Disclosure of trade information to Commission
(2) Every person or company that has acted as an agent in connection with the purchase or sale of a security or derivative shall promptly disclose to the Commission, on receipt of a written request from the Commission, the name of every person or company from, to or through whom the security or derivative was bought or sold. 2010, c. 26, Sched. 18, s. 23.

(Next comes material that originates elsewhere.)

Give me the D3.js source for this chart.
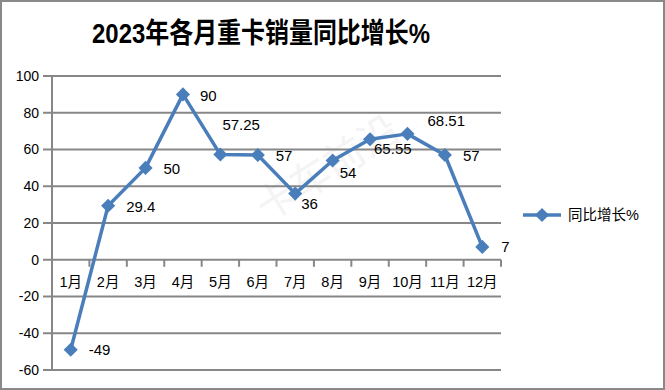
<!DOCTYPE html>
<html><head><meta charset="utf-8">
<script src="https://cdn.jsdelivr.net/npm/d3@7"></script>
<style>body{margin:0;background:#fff;}svg{display:block;}</style>
</head><body>
<svg id="c" width="665" height="390"></svg>
<script>
const categories = ["1月","2月","3月","4月","5月","6月","7月","8月","9月","10月","11月","12月"];
const values = [-49, 29.4, 50, 90, 57.25, 57, 36, 54, 65.55, 68.51, 57, 7];
const valueLabels = ["-49","29.4","50","90","57.25","57","36","54","65.55","68.51","57","7"];
const yTicks = [-60,-40,-20,0,20,40,60,80,100];
const title = "2023年各月重卡销量同比增长%";
const seriesName = "同比增长%";
// label placement: [dx, dy]
const labelOffsets = [[18,0],[18,1],[18,1],[17,1],[2,-30],[18,1],[6,10],[7,12],[4,9],[20,-13],[18,1],[19,0]];

const font = "'Liberation Sans','Noto Sans CJK SC',sans-serif";
const svg = d3.select("#c");
svg.append("rect").attr("x",1).attr("y",1).attr("width",663).attr("height",388)
  .attr("fill","#fff").attr("stroke","#898989").attr("stroke-width",2);

const x = d3.scaleBand().domain(categories).range([52,501]);
const y = d3.scaleLinear().domain([-60,100]).range([370,76]);

// watermark
svg.append("text").attr("transform","translate(335,180) rotate(-32)")
  .attr("text-anchor","middle").attr("font-family","'Noto Sans CJK SC',sans-serif")
  .attr("font-size",40).attr("fill","#f4f4f4").text("卡车前沿");

// gridlines
svg.append("g").selectAll("line").data(yTicks).join("line")
  .attr("x1",43).attr("x2",501).attr("y1",d=>y(d)).attr("y2",d=>y(d))
  .attr("stroke","#878787").attr("stroke-width",2);
// y axis line
svg.append("line").attr("x1",52).attr("x2",52).attr("y1",y(100)).attr("y2",y(-60)+1)
  .attr("stroke","#878787").attr("stroke-width",2);
// y tick labels
svg.append("g").selectAll("text").data(yTicks).join("text")
  .attr("x",39).attr("y",d=>y(d)).attr("dy","0.35em").attr("text-anchor","end")
  .attr("font-family",font).attr("font-size",14).attr("fill","#000").text(d=>d);
// x axis ticks at 0
const bounds = categories.map(c=>x(c)).concat([x.range()[1]]);
svg.append("g").selectAll("line").data(bounds.slice(1)).join("line")
  .attr("x1",d=>d).attr("x2",d=>d).attr("y1",y(0)).attr("y2",y(0)+7)
  .attr("stroke","#878787").attr("stroke-width",2);
svg.append("g").selectAll("text").data(categories).join("text")
  .attr("x",d=>x(d)+x.bandwidth()/2).attr("y",y(0)+22).attr("dy","0.35em")
  .attr("text-anchor","middle").attr("font-family",font).attr("font-size",14.5)
  .attr("fill","#000").text(d=>d);

// line
const cx = (d,i)=>x(categories[i])+x.bandwidth()/2;
const line = d3.line().x((d,i)=>cx(d,i)).y(d=>y(d));
svg.append("path").datum(values).attr("d",line).attr("fill","none")
  .attr("stroke","#4a7ebb").attr("stroke-width",3.5).attr("stroke-linejoin","round");
svg.append("g").selectAll("path").data(values).join("path")
  .attr("d",d3.symbol().type(d3.symbolSquare).size(100))
  .attr("transform",(d,i)=>`translate(${cx(d,i)},${y(d)}) rotate(45)`)
  .attr("fill","#4a7ebb");

// data labels
svg.append("g").selectAll("text").data(values).join("text")
  .attr("x",(d,i)=>cx(d,i)+labelOffsets[i][0]).attr("y",(d,i)=>y(d)+labelOffsets[i][1])
  .attr("dy","0.35em").attr("font-family",font).attr("font-size",15).attr("fill","#000")
  .text((d,i)=>valueLabels[i]);

// title
svg.append("text").attr("x",92).attr("y",43)
  .attr("font-family","'Liberation Sans','Noto Sans CJK SC',sans-serif")
  .attr("font-weight","bold").attr("font-size",28).attr("fill","#000")
  .attr("textLength",338).attr("lengthAdjust","spacingAndGlyphs").text(title);

// legend
svg.append("line").attr("x1",523).attr("x2",561).attr("y1",215).attr("y2",215)
  .attr("stroke","#4a7ebb").attr("stroke-width",3.5);
svg.append("path").attr("d",d3.symbol().type(d3.symbolSquare).size(100))
  .attr("transform","translate(542,215) rotate(45)").attr("fill","#4a7ebb");
svg.append("text").attr("x",568).attr("y",215).attr("dy","0.35em")
  .attr("font-family",font).attr("font-size",14.5).attr("fill","#000").text(seriesName);
</script>
</body></html>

Order prohibiting calls to residences
37. (1) The Commission may by order suspend, cancel, restrict or impose terms and conditions on the right of any person or company named or described in the order to call at a residence or telephone from a location in Ontario to a residence located in or out of Ontario for the purpose of trading in any security or derivative or in any class of securities or derivatives. 2010, c. 26, Sched. 18, s. 24.
Hearing
(2) The Commission shall not make an order under subsection (1) without giving the person or company affected an opportunity to be heard. R.S.O. 1990, c. S.5, s. 37 (2); 1994, c. 33, s. 3 (2).
“residence” defined
(3) In this section,
“residence” includes any building or part of a building in which the occupant resides either permanently or temporarily and any premises appurtenant thereto. R.S.O. 1990, c. S.5, s. 37 (3).
What constitutes calls
(4) For the purposes of this section, a person or company shall be deemed conclusively to have called or telephoned where an officer, director, employee or agent of the person or company calls or telephones on its behalf. R.S.O. 1990, c. S.5, s. 37 (4); 2009, c. 18, Sched. 26, s. 7.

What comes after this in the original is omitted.